So what the cluster assignment step does is it doesn't change the cluster

centroids, but what it's doing is this is exactly picking the values of c1, c2,

up to cm.

That minimizes the cost function, or the distortion function J.

And it's possible to prove that mathematically, but I won't do so here.

But it has a pretty intuitive meaning of just well, let's assign each point to

a cluster centroid that is closest to it, because that's what minimizes

the square of distance between the points in the cluster centroid.

And then the second step of k-means, this second step over here.

The second step was the move centroid step.

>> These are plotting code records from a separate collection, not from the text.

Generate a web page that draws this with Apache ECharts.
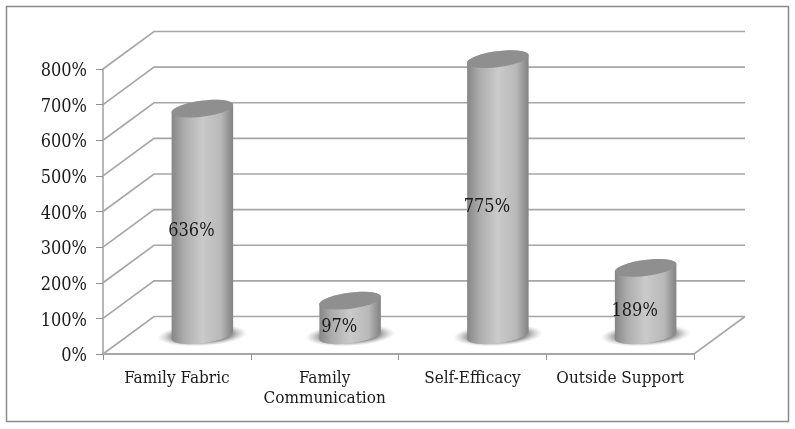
<!DOCTYPE html>
<html>
<head>
<meta charset="utf-8">
<style>html,body{margin:0;padding:0;background:#fff}#chart{width:795px;height:429px}</style>
<script src="https://cdn.jsdelivr.net/npm/echarts@6/dist/echarts.min.js"></script>
</head>
<body>
<div id="chart"></div>
<script>
var categories = ['Family Fabric', 'Family\nCommunication', 'Self-Efficacy', 'Outside Support'];
var values = [636, 97, 775, 189];
var yTicks = [0, 100, 200, 300, 400, 500, 600, 700, 800];

// fake 3d depth of the floor and walls, px
var depthX = 51;
var depthY = -37.5;
var labelFont = '"DejaVu Serif Condensed", "DejaVu Serif", serif';
var lineColor = '#a6a6a6';

function ellipsePts(cx, cy, rx, ry, from, to) {
  var tilt = -7.5 * Math.PI / 180;
  var pts = [];
  for (var i = 0; i <= 36; i++) {
    var t = from + (to - from) * i / 36;
    var ex = rx * Math.cos(t);
    var ey = ry * Math.sin(t);
    pts.push([cx + ex * Math.cos(tilt) - ey * Math.sin(tilt), cy + ex * Math.sin(tilt) + ey * Math.cos(tilt)]);
  }
  return pts;
}

function renderWall(params, api) {
  var sys = params.coordSys;
  var y = api.coord([0, api.value(1)])[1];
  var left = sys.x;
  var right = sys.x + sys.width;
  var style = { stroke: lineColor, lineWidth: 1.6, fill: null };
  var points = [[left, y], [left + depthX, y + depthY], [right + depthX, y + depthY]];
  var kids = [{ type: 'polyline', shape: { points: points }, style: style }];
  if (api.value(1) === 0) {
    kids.push({ type: 'polyline', shape: { points: [[left, y], [right, y], [right + depthX, y + depthY]] }, style: style });
  }
  return { type: 'group', children: kids };
}

function renderCylinder(params, api) {
  var idx = api.value(0);
  var val = api.value(1);
  var base = api.coord([idx, 0]);
  var top = api.coord([idx, val]);
  var mid = api.coord([idx, val / 2]);
  var bandw = api.size([1, 0])[0];
  var rx = bandw * 0.21;
  var ry = 8;
  var cx = base[0] + depthX / 2;
  var by = base[1] + depthY / 2;
  var ty = top[1] + depthY / 2;
  return {
    type: 'group',
    children: [
      {
        type: 'circle',
        x: cx, y: by,
        scaleY: 0.24,
        rotation: 3 * Math.PI / 180,
        shape: { cx: 0, cy: 0, r: rx * 1.45 },
        style: {
          fill: {
            type: 'radial', x: 0.5, y: 0.5, r: 0.5,
            colorStops: [
              { offset: 0, color: 'rgba(125,125,125,1)' },
              { offset: 0.65, color: 'rgba(130,130,130,0.9)' },
              { offset: 1, color: 'rgba(190,190,190,0)' }
            ]
          }
        }
      },
      {
        type: 'polygon',
        shape: { points: ellipsePts(cx, by, rx, ry, 0, Math.PI).concat(ellipsePts(cx, ty, rx, ry, Math.PI, 2 * Math.PI)) },
        style: {
          fill: {
            type: 'linear', x: 0, y: 0, x2: 1, y2: 0,
            colorStops: [
              { offset: 0, color: '#868686' },
              { offset: 0.2, color: '#acacac' },
              { offset: 0.5, color: '#cacaca' },
              { offset: 0.8, color: '#b8b8b8' },
              { offset: 0.95, color: '#8e8e8e' },
              { offset: 1, color: '#848484' }
            ]
          }
        }
      },
      {
        type: 'polygon',
        shape: { points: ellipsePts(cx, ty, rx, ry, 0, 2 * Math.PI) },
        style: { fill: '#8f8f8f' }
      },
      {
        type: 'text',
        x: mid[0] + 14.5,
        y: mid[1] - 9,
        style: {
          text: val + '%',
          font: '18px ' + labelFont,
          fill: '#1a1a1a',
          textAlign: 'center',
          textVerticalAlign: 'middle'
        }
      }
    ]
  };
}

var chart = echarts.init(document.getElementById('chart'));
chart.setOption({
  backgroundColor: '#fff',
  animation: false,
  graphic: [{
    type: 'rect',
    shape: { x: 6.5, y: 6.5, width: 782, height: 415 },
    style: { fill: 'none', stroke: '#8a8a8a', lineWidth: 1.5 }
  }],
  grid: { left: 103, right: 101, top: 69, bottom: 75 },
  xAxis: {
    type: 'category',
    data: categories,
    axisLine: { lineStyle: { color: lineColor, width: 2 } },
    axisTick: { show: true, length: 6, alignWithLabel: false, lineStyle: { color: '#8f8f8f', width: 1 } },
    axisLabel: { interval: 0, margin: 15, fontFamily: labelFont, fontSize: 17, lineHeight: 20, color: '#1a1a1a' }
  },
  yAxis: {
    type: 'value',
    min: 0,
    max: 800,
    interval: 100,
    splitLine: { show: false },
    axisLine: { show: true, lineStyle: { color: '#a0a0a0', width: 1.5 } },
    axisTick: { show: true, length: 7, lineStyle: { color: '#8f8f8f', width: 1 } },
    axisLabel: {
      margin: 16,
      formatter: '{t|{value}%}',
      rich: { t: { padding: [5, 0, 0, 0], fontFamily: labelFont, fontSize: 18, color: '#1a1a1a' } }
    }
  },
  series: [
    {
      type: 'custom',
      z: 1,
      renderItem: renderWall,
      data: yTicks.map(function (v) { return [0, v]; })
    },
    {
      type: 'custom',
      z: 3,
      renderItem: renderCylinder,
      data: values.map(function (v, i) { return [i, v]; })
    }
  ]
});
</script>
</body>
</html>
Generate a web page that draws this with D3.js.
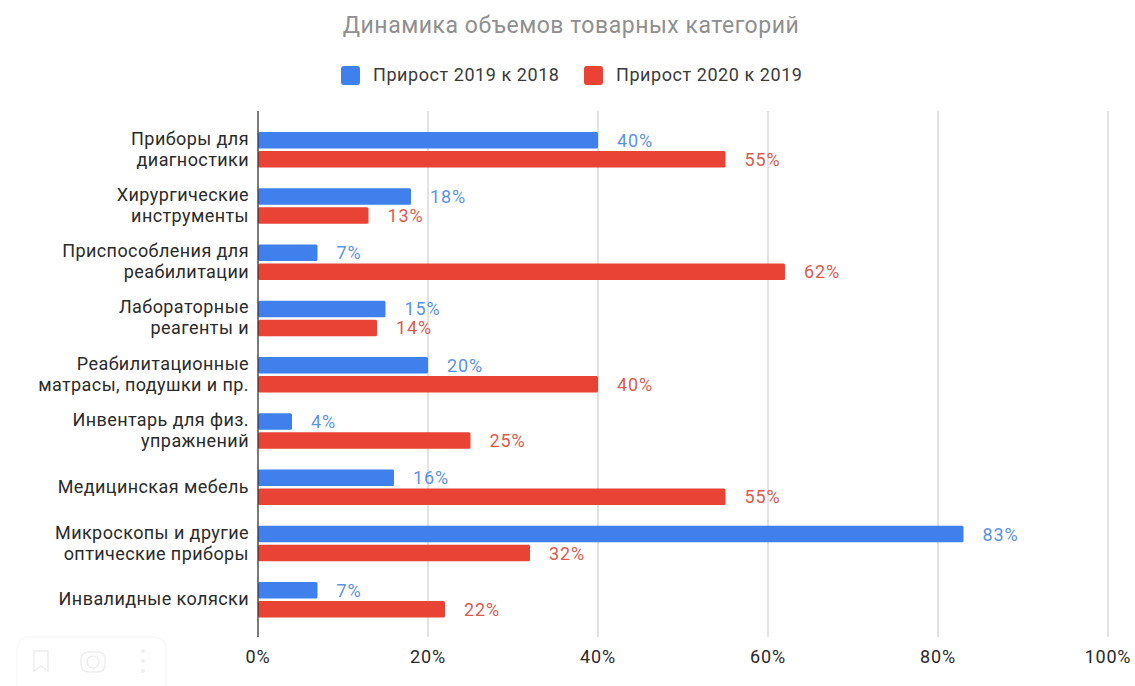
<!DOCTYPE html>
<html><head><meta charset="utf-8"><script src="https://cdn.jsdelivr.net/npm/d3@7"></script>
<style>html,body{margin:0;background:#fff}svg{display:block}text{font-family:Roboto,sans-serif}</style></head><body>
<script>
const categories=[["Приборы для","диагностики"],["Хирургические","инструменты"],["Приспособления для","реабилитации"],["Лабораторные","реагенты и"],["Реабилитационные","матрасы, подушки и пр."],["Инвентарь для физ.","упражнений"],["Медицинская мебель"],["Микроскопы и другие","оптические приборы"],["Инвалидные коляски"]];
const growth2019=[40,18,7,15,20,4,16,83,7];
const growth2020=[55,13,62,14,40,25,55,32,22];
const ticks=[0,20,40,60,80,100];
const seriesNames=["Прирост 2019 к 2018","Прирост 2020 к 2019"];
const colors=["#3f80ed","#e84335"],labelColors=["#5b93e6","#dd5a4e"];
const W=1135,H=686;
const svg=d3.select("body").append("svg").attr("width",W).attr("height",H);
const x=d3.scaleLinear().domain([0,100]).range([258,1108]);
const y=d3.scaleBand().domain(d3.range(categories.length)).range([121.5,628]);
svg.append("text").attr("x",571).attr("y",33).attr("text-anchor","middle").attr("font-size",23).attr("letter-spacing",.52).attr("fill","#8f8f8f").text("Динамика объемов товарных категорий");
const lx=[341,584];
seriesNames.forEach((n,i)=>{
 svg.append("rect").attr("x",lx[i]).attr("y",66).attr("width",19).attr("height",19).attr("rx",3).attr("fill",colors[i]);
 svg.append("text").attr("x",lx[i]+32).attr("y",81).attr("font-size",18).attr("letter-spacing",.56).attr("fill","#3a3a3a").text(n);
});
ticks.slice(1).forEach(t=>svg.append("line").attr("x1",x(t)).attr("x2",x(t)).attr("y1",111).attr("y2",637).attr("stroke","#cfcfcf").attr("stroke-width",1.2));
const bh=16.5,offs=[-9.5,9.5];
[growth2019,growth2020].forEach((vals,s)=>{
 svg.append("g").selectAll("rect").data(vals).join("rect")
  .attr("x",x(0)).attr("width",d=>x(d)-x(0)).attr("height",bh).attr("rx",1.5)
  .attr("y",(d,i)=>y(i)+y.bandwidth()/2+offs[s]-bh/2).attr("fill",colors[s]);
 svg.append("g").selectAll("text").data(vals).join("text")
  .attr("x",d=>x(d)+19).attr("y",(d,i)=>y(i)+y.bandwidth()/2+offs[s]+6.5)
  .attr("font-size",18).attr("letter-spacing",.9).attr("fill",labelColors[s]).text(d=>d+"%");
});
svg.append("line").attr("x1",258).attr("x2",258).attr("y1",111).attr("y2",637).attr("stroke","#333").attr("stroke-width",1.3);
categories.forEach((c,i)=>{
 const cy=y(i)+y.bandwidth()/2;
 c.forEach((l,j)=>svg.append("text").attr("x",249).attr("y",cy+(j-(c.length-1)/2)*21+5.5).attr("text-anchor","end").attr("font-size",18).attr("letter-spacing",.42).attr("fill","#2a2a2a").text(l));
});
ticks.forEach(t=>svg.append("text").attr("x",x(t)).attr("y",663).attr("text-anchor","middle").attr("font-size",18).attr("letter-spacing",.8).attr("fill","#2a2a2a").text(t+"%"));
// faint viewer toolbar overlaid on the picture
const tb=svg.append("g").attr("fill","none").attr("stroke","#eeeeee").attr("stroke-width",1.5);
tb.append("rect").attr("x",17).attr("y",637).attr("width",149).attr("height",60).attr("rx",12).attr("stroke","#f9f9f9");
tb.append("path").attr("d","M34 651h14v20l-7-5l-7 5z");
tb.append("circle").attr("cx",93).attr("cy",662).attr("r",6);
tb.append("rect").attr("x",81).attr("y",652).attr("width",24).attr("height",20).attr("rx",7);
[651,661,671].forEach(cy=>svg.append("circle").attr("cx",143).attr("cy",cy).attr("r",2).attr("fill","#eeeeee"));
</script></body></html>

And once again I won't prove it, but it can be shown mathematically that what

the move centroid step does is it chooses the values of mu

that minimizes J, so it minimizes the cost function J with respect to,

wrt is my abbreviation for, with respect to, when it minimizes J with respect

to the locations of the cluster centroids mu 1 through mu K.

So if is really is doing is this taking the two sets of variables and

partitioning them into two halves right here.

First the c sets of variables and then you have the mu sets of variables.

And what it does is it first minimizes J with respect to the variable c and

then it minimizes J with respect to the variables mu and then it keeps on.

And, so all that's all that k-means does.

And now that we understand k-means as trying to minimize this cost function J,

we can also use this to try to debug other any algorithm and just kind of make sure

that our implementation of k-means is running correctly.

So, we now understand the k-means algorithm as trying to

optimize this cost function J, which is also called the distortion function.